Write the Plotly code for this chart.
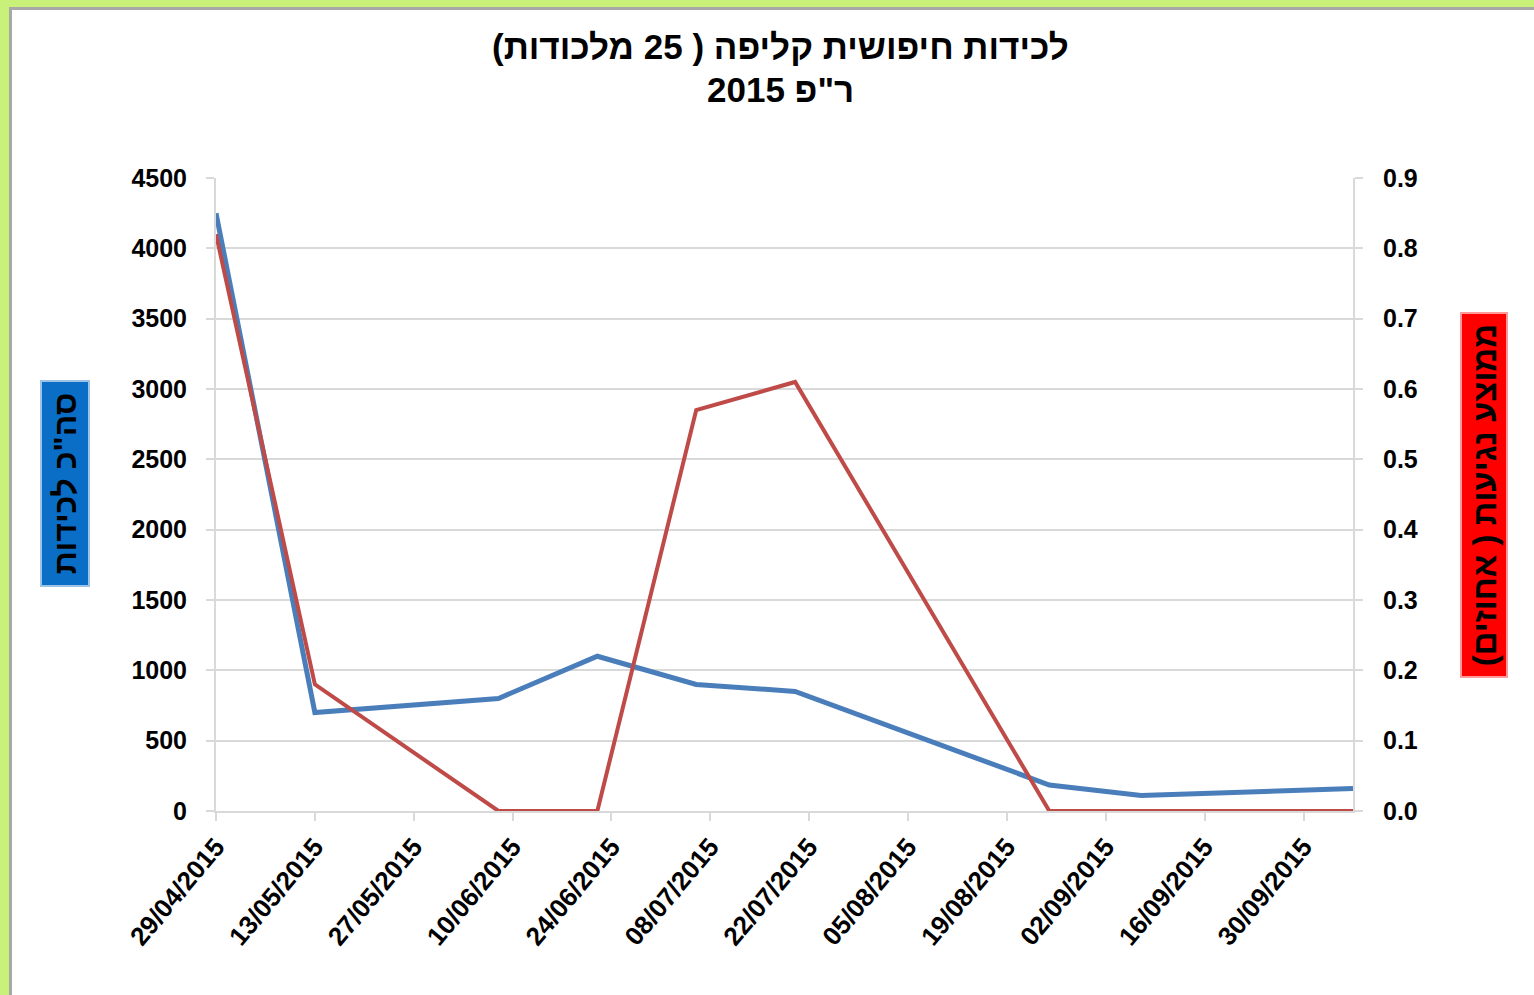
import plotly.graph_objects as go

# ---- data ----
dates = ["2015-04-29", "2015-05-13", "2015-06-08", "2015-06-22", "2015-07-06",
         "2015-07-20", "2015-08-25", "2015-09-07", "2015-10-07"]
total_catches = [4250, 700, 800, 1100, 900, 850, 185, 110, 160]
avg_damage = [0.82, 0.18, 0.0, 0.0, 0.57, 0.61, 0.0, 0.0, 0.0]

RLM = "\u200f"
title_line1 = "לכידות חיפושית קליפה ( 25 מלכודות)"
title_line2 = "ר\"פ 2015"
left_title = "סה\"כ לכידות"
right_title = "ממוצע נגיעות ( אחוזים)"

FONT = "Liberation Sans, Arial, sans-serif"
W, H = 1534, 995
L, R, T, B = 216, 181, 178, 184
PW, PH = W - L - R, H - T - B


def px(x):
    return (x - L) / PW


def py(y):
    return (H - B - y) / PH


fig = go.Figure()
fig.add_trace(go.Scatter(
    x=dates, y=total_catches, mode="lines", yaxis="y",
    line=dict(color="#4A7EBB", width=5), cliponaxis=False, showlegend=False,
))
fig.add_trace(go.Scatter(
    x=dates, y=avg_damage, mode="lines", yaxis="y2",
    line=dict(color="#BE4B48", width=4), cliponaxis=False, showlegend=False,
))

grid = "#D9D9D9"
tickfont = dict(family=FONT, size=25, color="black", weight="bold")

fig.update_layout(
    width=W, height=H, autosize=False,
    margin=dict(l=L, r=R, t=T, b=B, pad=0),
    paper_bgcolor="white", plot_bgcolor="rgba(0,0,0,0)",
    xaxis=dict(
        type="date", range=[dates[0], dates[-1]],
        tick0=dates[0], dtick=14 * 86400000, tickformat="%d/%m/%Y",
        tickangle=-50, tickfont=dict(family=FONT, size=26, color="black", weight="bold"),
        showgrid=False, showline=True, linecolor=grid, linewidth=2,
        ticks="outside", ticklen=8, tickcolor=grid, tickwidth=2,
        zeroline=False,
    ),
    yaxis=dict(
        range=[0, 4500], dtick=500, tick0=0,
        tickfont=tickfont, showgrid=True, gridcolor=grid, gridwidth=2,
        showline=True, linecolor=grid, linewidth=2,
        ticks="outside", ticklen=8, tickcolor=grid, tickwidth=2,
        ticklabelstandoff=14, zeroline=False,
    ),
    yaxis2=dict(
        range=[0, 0.9], dtick=0.1, tick0=0, tickformat=".1f",
        overlaying="y", side="right",
        tickfont=tickfont, showgrid=False,
        showline=True, linecolor=grid, linewidth=2,
        ticks="outside", ticklen=8, tickcolor=grid, tickwidth=2,
        ticklabelstandoff=15, zeroline=False,
    ),
    shapes=[
        dict(type="rect", xref="paper", yref="paper", layer="below",
             x0=px(0), x1=px(W), y0=py(0), y1=py(H),
             fillcolor="#C9F17A", line=dict(width=0)),
        dict(type="rect", xref="paper", yref="paper", layer="below",
             x0=px(9), x1=px(W), y0=py(7), y1=py(H),
             fillcolor="#A8A8A8", line=dict(width=0)),
        dict(type="rect", xref="paper", yref="paper", layer="below",
             x0=px(12), x1=px(W), y0=py(10), y1=py(H),
             fillcolor="white", line=dict(width=0)),
    ],
    annotations=[
        dict(xref="paper", yref="paper", x=px(780), y=py(47), showarrow=False,
             text=RLM + title_line1 + RLM, xanchor="center", yanchor="middle",
             font=dict(family=FONT, size=35, color="black", weight="bold")),
        dict(xref="paper", yref="paper", x=px(780), y=py(90), showarrow=False,
             text=RLM + title_line2 + RLM, xanchor="center", yanchor="middle",
             font=dict(family=FONT, size=35, color="black", weight="bold")),
        dict(xref="paper", yref="paper", x=px(65), y=py(483), showarrow=False,
             text=RLM + left_title + RLM, textangle=-90,
             xanchor="center", yanchor="middle",
             width=203, height=46, bgcolor="#0A6EC6",
             bordercolor="#9CC3E6", borderwidth=2, borderpad=0,
             font=dict(family=FONT, size=32, color="black", weight="bold")),
        dict(xref="paper", yref="paper", x=px(1484), y=py(495), showarrow=False,
             text=RLM + right_title + RLM, textangle=-90,
             xanchor="center", yanchor="middle",
             width=362, height=44, bgcolor="#FF0000",
             bordercolor="#FF9A9A", borderwidth=2, borderpad=0,
             font=dict(family=FONT, size=33, color="black", weight="bold")),
    ],
)

fig.write_html("out.html", config={"displayModeBar": False},
               post_script="document.body.style.margin='0';")
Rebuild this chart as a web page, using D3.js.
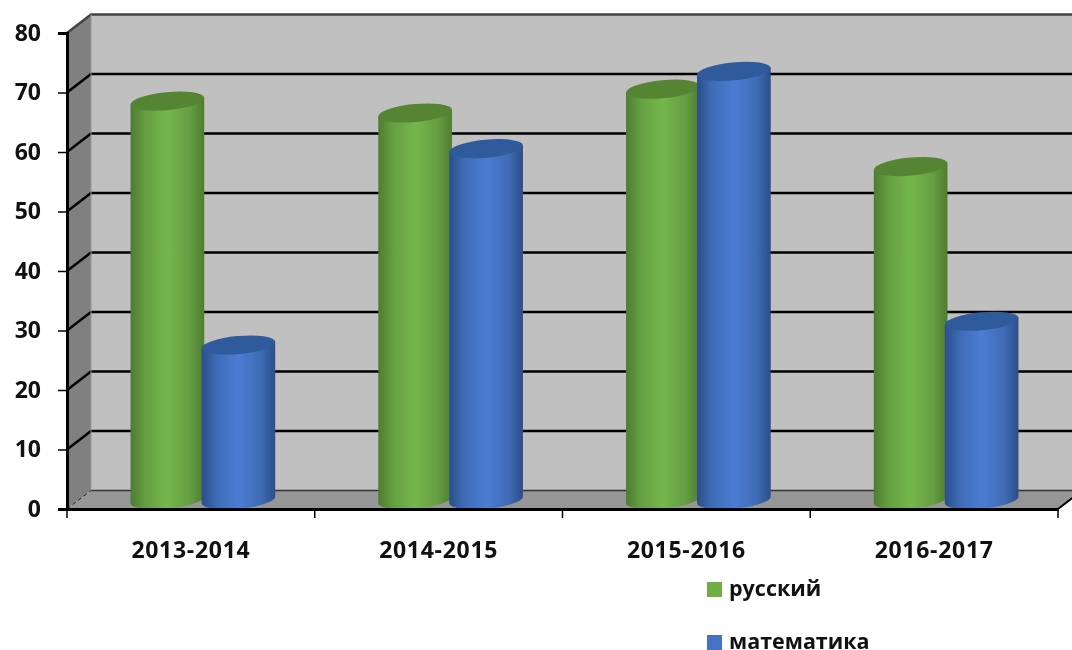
<!DOCTYPE html>
<html>
<head>
<meta charset="utf-8">
<script src="https://cdn.jsdelivr.net/npm/d3@7"></script>
<style>
  html, body { margin: 0; padding: 0; background: #fff; overflow: hidden; }
  svg { display: block; filter: blur(0.5px); }
  text { font-family: "Open Sans", sans-serif; font-weight: 700; fill: #111; }
</style>
</head>
<body>
<div id="chart"></div>
<script>
const categories = ["2013-2014", "2014-2015", "2015-2016", "2016-2017"];
const seriesNames = ["русский", "математика"];
const russian = [67, 65, 69, 56];
const maths = [26, 59, 72, 30];
const yTicks = [0, 10, 20, 30, 40, 50, 60, 70, 80];

const width = 1072;
const height = 650;
const depthX = 24;
const depthY = 18.5;

const colors = {
  "русский": { edge: "#4d7d30", soft: "#669f42", mid: "#75b64c", top: "#558433", key: "#70ad47" },
  "математика": { edge: "#2a4f88", soft: "#3f6cb6", mid: "#4a7cd2", top: "#2f5a9b", key: "#4472c4" }
};

const svg = d3.select("#chart")
  .append("svg")
  .attr("width", width)
  .attr("height", height);

const xScale = d3.scaleBand().domain(categories).range([67, 1058]);
const yScale = d3.scaleLinear().domain([0, 80]).range([509, 33]);
const xInner = d3.scaleBand().domain(seriesNames).range([-71, 71]);

const defs = svg.append("defs");
seriesNames.forEach((name, i) => {
  const grad = defs.append("linearGradient").attr("id", "cyl" + i);
  grad.append("stop").attr("offset", "0%").attr("stop-color", colors[name].edge);
  grad.append("stop").attr("offset", "20%").attr("stop-color", colors[name].soft);
  grad.append("stop").attr("offset", "50%").attr("stop-color", colors[name].mid);
  grad.append("stop").attr("offset", "80%").attr("stop-color", colors[name].soft);
  grad.append("stop").attr("offset", "100%").attr("stop-color", colors[name].edge);
});

// walls and floor
const left = xScale.range()[0], right = xScale.range()[1];
const y0 = yScale(0), yTop = yScale(80);

svg.append("polygon")
  .attr("points", [[left + depthX, yTop - depthY], [right + depthX, yTop - depthY], [right + depthX, y0 - depthY], [left + depthX, y0 - depthY]].join(" "))
  .attr("fill", "#c0c0c0");
svg.append("polygon")
  .attr("points", [[left, yTop], [left + depthX, yTop - depthY], [left + depthX, y0 - depthY], [left, y0]].join(" "))
  .attr("fill", "#808080");
svg.append("polygon")
  .attr("points", [[left, y0], [left + depthX, y0 - depthY], [right + depthX, y0 - depthY], [right, y0]].join(" "))
  .attr("fill", "#969696");

// gridlines run along the back wall and down the side wall
svg.append("g")
  .selectAll("path")
  .data(yTicks.filter(d => d > 0))
  .enter()
  .append("path")
  .attr("d", d => `M${left},${yScale(d)}L${left + depthX},${yScale(d) - depthY}L${right + depthX},${yScale(d) - depthY}`)
  .attr("fill", "none")
  .attr("stroke", d => d === 80 ? "#444" : "#000")
  .attr("stroke-width", 2.5);

svg.append("line")
  .attr("x1", left + depthX).attr("x2", right + depthX)
  .attr("y1", y0 - depthY).attr("y2", y0 - depthY)
  .attr("stroke", "#333")
  .attr("stroke-width", 1.5);

svg.append("line")
  .attr("x1", left).attr("x2", left + depthX)
  .attr("y1", y0).attr("y2", y0 - depthY)
  .attr("stroke", "#222")
  .attr("stroke-dasharray", "4,3");

svg.append("line")
  .attr("x1", left + depthX).attr("x2", left + depthX)
  .attr("y1", yTop - depthY).attr("y2", y0 - depthY)
  .attr("stroke", "#999");

svg.append("line")
  .attr("x1", right).attr("x2", right + depthX)
  .attr("y1", y0).attr("y2", y0 - depthY)
  .attr("stroke", "#000")
  .attr("stroke-width", 2);

// cylinders
const rx = 37;
const ry = 9;
const tilt = -5.4;
const tiltRad = tilt * Math.PI / 180;
const dx = rx * Math.cos(tiltRad);
const dy = rx * Math.sin(tiltRad);
const angles = d3.range(0, 37).map(k => Math.PI - k * Math.PI / 36);

const bodyLine = d3.line();

function drawSeries(name, values, i) {
  const g = svg.append("g");
  const cx = j => xScale(categories[j]) + xScale.bandwidth() / 2 + xInner(name) + xInner.bandwidth() / 2 + depthX / 2;
  const topY = d => yScale(d) - depthY / 2;
  const baseY = y0 - depthY / 2;

  g.selectAll("path.body")
    .data(values)
    .enter()
    .append("path")
    .attr("class", "body")
    .attr("fill", `url(#cyl${i})`)
    .attr("d", (d, j) => {
      const c = cx(j), t = topY(d);
      // lower half of the base ellipse, sampled left to right
      const base = angles.map(a => {
        const ex = rx * Math.cos(a), ey = ry * Math.sin(a);
        return [c + ex * Math.cos(tiltRad) - ey * Math.sin(tiltRad),
                baseY + ex * Math.sin(tiltRad) + ey * Math.cos(tiltRad)];
      });
      return bodyLine([[c - dx, t - dy], ...base, [c + dx, t + dy]]) + "Z";
    });

  g.selectAll("ellipse")
    .data(values)
    .enter()
    .append("ellipse")
    .attr("rx", rx)
    .attr("ry", ry)
    .attr("fill", colors[name].top)
    .attr("transform", (d, j) => `translate(${cx(j)},${topY(d)}) rotate(${tilt})`);
}

drawSeries(seriesNames[0], russian, 0);
drawSeries(seriesNames[1], maths, 1);

// axes
const yAxis = d3.axisLeft(yScale).tickValues(yTicks).tickSize(9).tickPadding(17);
const yG = svg.append("g").attr("transform", `translate(${left}, 0)`).call(yAxis);
yG.select(".domain").attr("stroke", "#000").attr("stroke-width", 3);
yG.selectAll(".tick line").attr("stroke", "#000").attr("stroke-width", 1.5);
yG.selectAll("text").style("font-size", "23px").attr("fill", "#111");

const xAxis = d3.axisBottom(xScale).tickSize(0).tickPadding(33).tickSizeOuter(0);
const xG = svg.append("g").attr("transform", `translate(0, ${y0})`).call(xAxis);
xG.select(".domain").attr("stroke", "#000").attr("stroke-width", 3);
xG.selectAll("text").style("font-size", "23px").style("letter-spacing", "0.7px").attr("fill", "#111");

svg.append("g")
  .selectAll("line")
  .data(categories.map(c => xScale(c)).concat([right]))
  .enter()
  .append("line")
  .attr("x1", d => d).attr("x2", d => d)
  .attr("y1", y0).attr("y2", y0 + 9)
  .attr("stroke", "#000")
  .attr("stroke-width", 1.5);

// legend
const legend = svg.append("g")
  .selectAll("g")
  .data(seriesNames)
  .enter()
  .append("g")
  .attr("transform", (d, i) => `translate(707, ${582 + i * 53})`);

legend.append("rect")
  .attr("width", 15)
  .attr("height", 15)
  .attr("fill", d => colors[d].key);

legend.append("text")
  .attr("x", 22)
  .attr("y", 14)
  .style("font-size", "21.5px")
  .text(d => d);
</script>
</body>
</html>
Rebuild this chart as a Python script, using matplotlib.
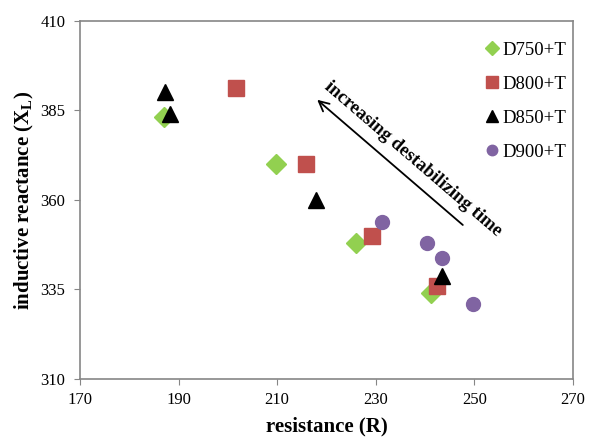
::::
◆ **Instructions to follow**:
Look through the data above. Find each line with the string "Rebuild" and copy it.

◆ **Task answer**:
Rebuild this chart as a web page, using D3.js.
Rebuild this chart as a Python script, using matplotlib.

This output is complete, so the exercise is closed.